Según Montesquieu, la naturaleza de un determinado régimen deriva de las bases sobre las cuales se erige su particular modo de ser y de pensar. Su principio, en cambio, consiste en el modo como sus ciudadanos actúan en concordancia con la mencionada naturaleza. El principio es la pasión que los mueve, el impulso que los hace actuar en función de su naturaleza, dando legalidad y justificación al corpus natural. De ahí que a dicho principio Montesquieu lo denominara ressort, es decir, primavera. Así, por ejemplo, el principio de la tiranía es la violencia y el del despotismo es el miedo, mientras que el principio de la democracia es la libertad y el de la república es la virtud o la libre voluntad.
No obstante, y a diferencia de Montesquieu, Voltaire considera que el principio de la república no es la virtud, sino el honor. De modo que mientras para el primero el honor es principio de la monarquía, para el segundo lo es el de la virtud. Y así, pues, según la interpretación que cada uno de estos autores ha hecho, la virtud y el honor intercambian sus posiciones, a pesar de que, para ambos, cumplen la función de expresar el modo de actuar -ese ressort que impulsa- constitutivo de una determinada condición ciudadana. Salias o Bello, lectores de los grandes pensadores franceses, lo sabían muy bien. La ley se va respetando a medida que la mueven la virtud y el honor. En eso radica la gloria de un pueblo. Pero, ¿qué significa, para estos filósofos franceses, virtud y honor? Ni el “virtuosismo” del violinista ni las virtudes morales del sentido kantiano. En el estricto significado de Maquiavelo y Spinoza, es el vínculo, la disposición, que tiene cada individuo con su sociedad. Es -como dice Montesquieu- “una renuncia al sí mismo, lo más difícil que hay”. Sólo el amor al bien público engendra todas las virtudes particulares. Y es en esto, por cierto, que consiste la idea hegeliana de eticidad, la Sittlikheit.

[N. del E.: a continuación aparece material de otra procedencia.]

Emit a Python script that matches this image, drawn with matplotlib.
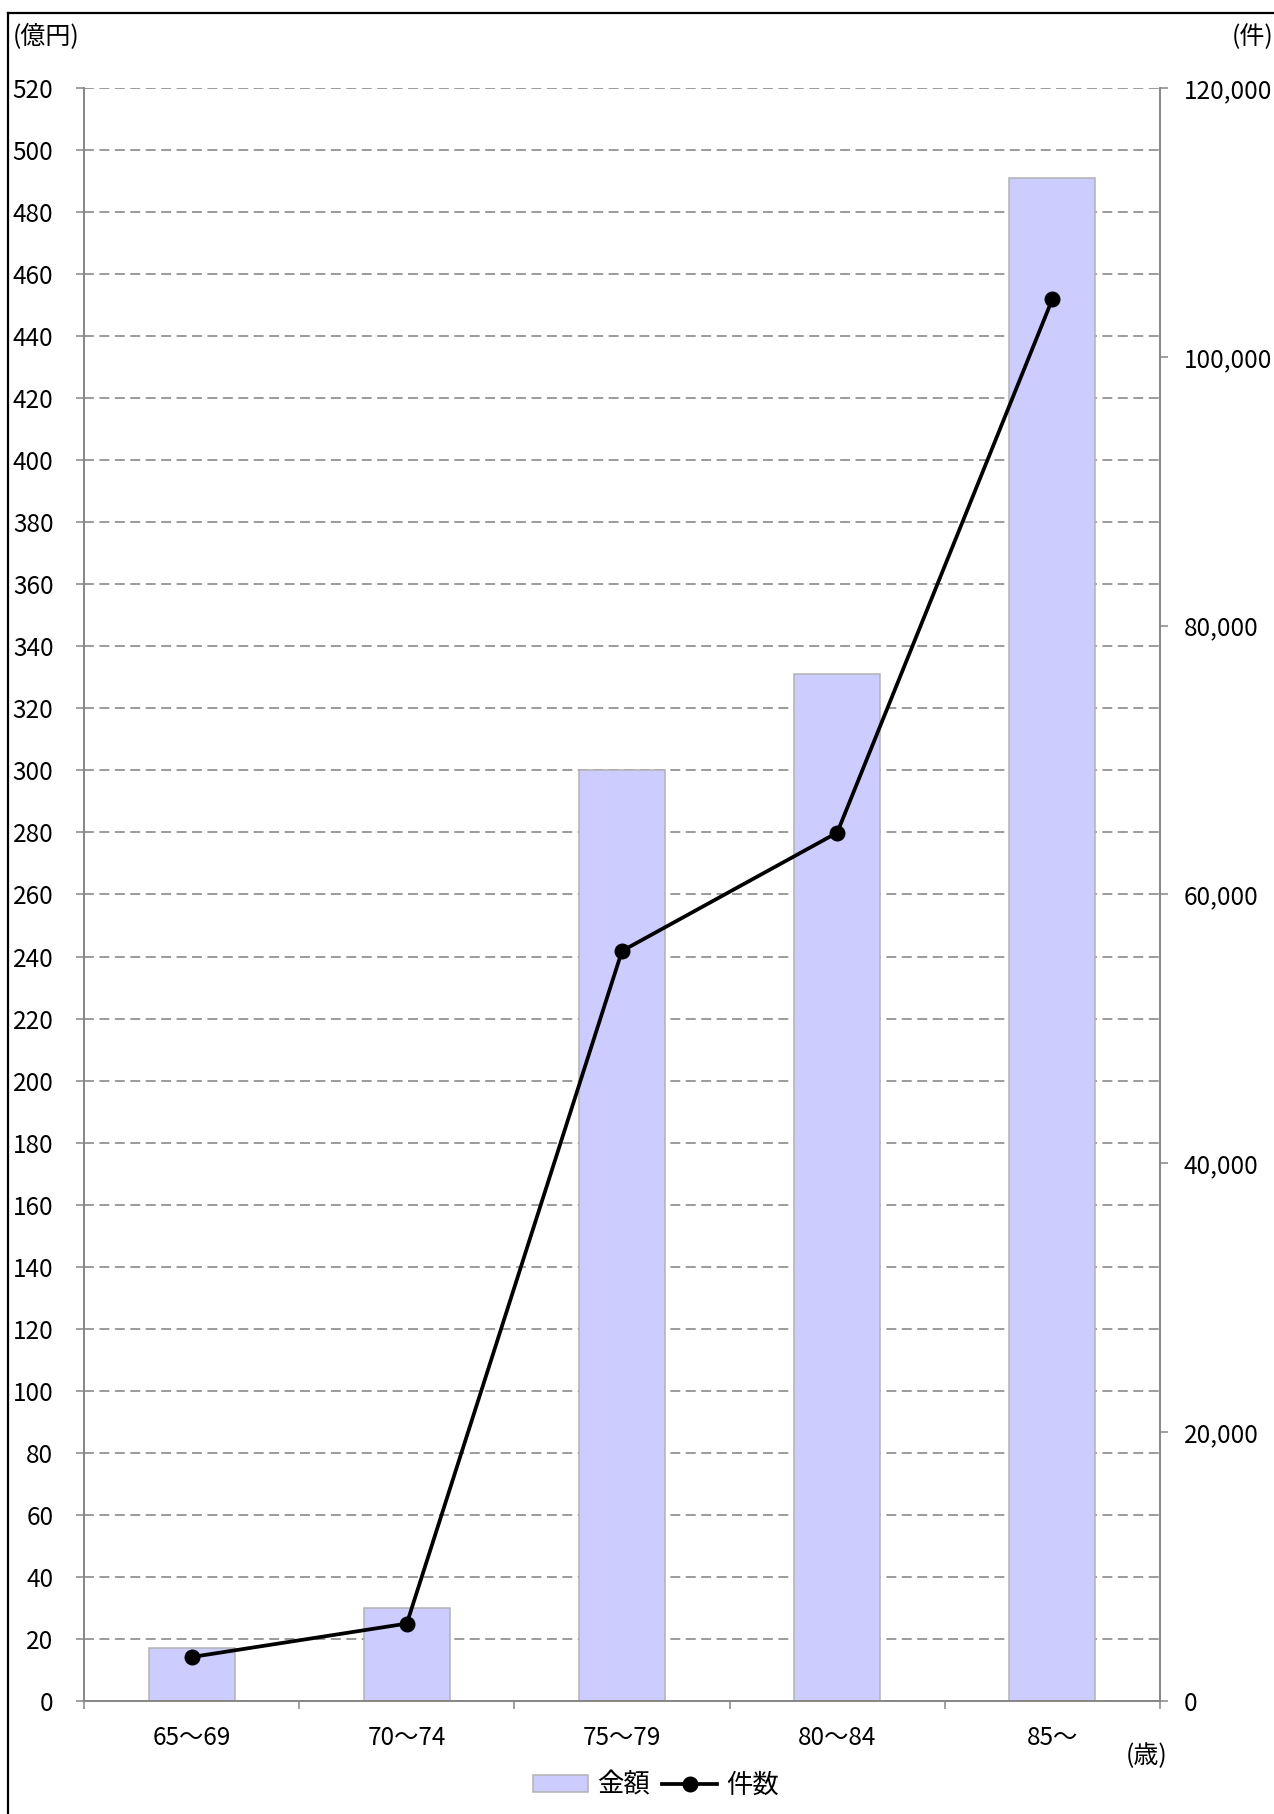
import matplotlib
matplotlib.use("Agg")
import matplotlib.pyplot as plt
from matplotlib.lines import Line2D
import numpy as np

plt.rcParams["font.family"] = ["Noto Sans CJK JP", "DejaVu Sans"]

# data
age_groups = ["65〜69", "70〜74", "75〜79", "80〜84", "85〜"]
amount_oku = [17, 30, 300, 331, 491]          # 金額 (億円), left axis
case_count = [3270, 5760, 55800, 64600, 104300]  # 件数 (件), right axis

W, H = 1274, 1814
fig = plt.figure(figsize=(W / 100, H / 100), dpi=100)

# axes box in pixel coordinates of the reference
x0, x1, y0, y1 = 84, 1160, 88, 1701
ax = fig.add_axes([x0 / W, 1 - y1 / H, (x1 - x0) / W, (y1 - y0) / H])
ax2 = ax.twinx()

grey = "#868686"
x = np.arange(len(age_groups))
fs = 17.5

ax.bar(x, amount_oku, width=0.4, color="#CCCCFF", edgecolor="#B3B3B3",
       linewidth=1.1, zorder=2)
ax.set_xlim(-0.5, len(age_groups) - 0.5)
ax.set_ylim(0, 520)
ax.set_yticks(np.arange(0, 521, 20))
ax.yaxis.grid(True, color="#808080", linestyle=(0, (6.5, 3.6)), linewidth=1.1)
ax.set_axisbelow(True)

ax.set_xticks(x)
ax.set_xticklabels(age_groups)
ax.set_xticks(np.arange(-0.5, len(age_groups), 1.0), minor=True)
ax.tick_params(axis="x", which="major", length=0, pad=17, labelsize=fs)
ax.tick_params(axis="x", which="minor", length=6, width=1.1, color=grey,
               direction="out")
ax.tick_params(axis="y", length=6, width=1.1, color=grey, pad=16, labelsize=fs)

ax2.plot(x, case_count, color="black", linewidth=2.7, marker="o",
         markersize=10.5, zorder=3)
ax2.set_ylim(0, 120000)
ax2.set_yticks(np.arange(0, 120001, 20000))
ax2.set_yticklabels([f"{v:,}" for v in range(0, 120001, 20000)])
ax2.tick_params(axis="y", length=6, width=1.1, color=grey, pad=11, labelsize=fs)

for a in (ax, ax2):
    a.spines["top"].set_visible(False)
    for s in ("left", "right", "bottom"):
        a.spines[s].set_color(grey)
        a.spines[s].set_linewidth(1.2)
ax.set_zorder(1)
ax2.set_zorder(2)
ax2.patch.set_visible(False)

# unit labels
fig.text(13 / W, 1 - 37 / H, "(億円)", fontsize=18, ha="left", va="center")
fig.text(1273 / W, 1 - 37 / H, "(件)", fontsize=18, ha="right", va="center")
fig.text(1147 / W, 1 - 1756 / H, "(歳)", fontsize=18, ha="center", va="center")

# legend
handles = [
    plt.Rectangle((0, 0), 1, 1, facecolor="#CCCCFF", edgecolor="#B3B3B3",
                  linewidth=1.1),
    Line2D([], [], color="black", linewidth=2.7, marker="o", markersize=10.5),
]
fig.legend(handles, ["金額", "件数"], loc="center",
           bbox_to_anchor=(656 / W, 1 - 1785 / H), ncol=2, frameon=False,
           fontsize=19, handlelength=2.1, handleheight=0.6, handletextpad=0.35,
           columnspacing=0.45)

# outer frame (cut off at right and bottom like the source)
fig.add_artist(Line2D([8 / W, 1], [1 - 13 / H, 1 - 13 / H], color="black",
                      linewidth=1.6, transform=fig.transFigure))
fig.add_artist(Line2D([8 / W, 8 / W], [0, 1 - 13 / H], color="black",
                      linewidth=1.6, transform=fig.transFigure))

fig.savefig("out.png", dpi=100)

De este principio supremo está compuesta apenas la primera estrofa del himno nacional venezolano. Y es contra la sociedad despótica, la sociedad del miedo y de la violencia tiránicas, que dirige su canto supremo. Lejos de su cadencia se encuentran los modelos tiránicos, la adoración al “líder supremo”, al temible caudillo militar, a la morsa insaciable, al sargentón revanchista, a los vengadores del resentimiento y la venganza esparcida. La Virtù no apunta en la dirección del culto a la personalidad sino que, todo lo contrario, apunta contra su morbo, en actitud de insurgente arrojo. Porque la libertad es tan osada y desafiante como lo es el amor. No imaginó nunca Guzmán Blanco que al oficializar el “Gloria al bravo pueblo” estaba sembrando en la conciencia civil de su tiempo la semilla de una república sustentada no en los caprichos de uno o en la corrupción de algunos, sino en la conformación del respeto por las leyes y las instituciones que sustentan la vida civil. Seguir interpretando la política como un negocio, una franquicia o, más bien, como un juego de franquicias para obtener vanidades y riquezas, carece de toda virtud y de todo honor. Más pronto de lo que se piensa, la semilla vuelve a prender para convertirse en roble. El frondoso árbol de la Libertad cobija la virtud y el honor del Espíritu de todo un pueblo. Y finalmente, el momento de su renacimiento parece haber llegado.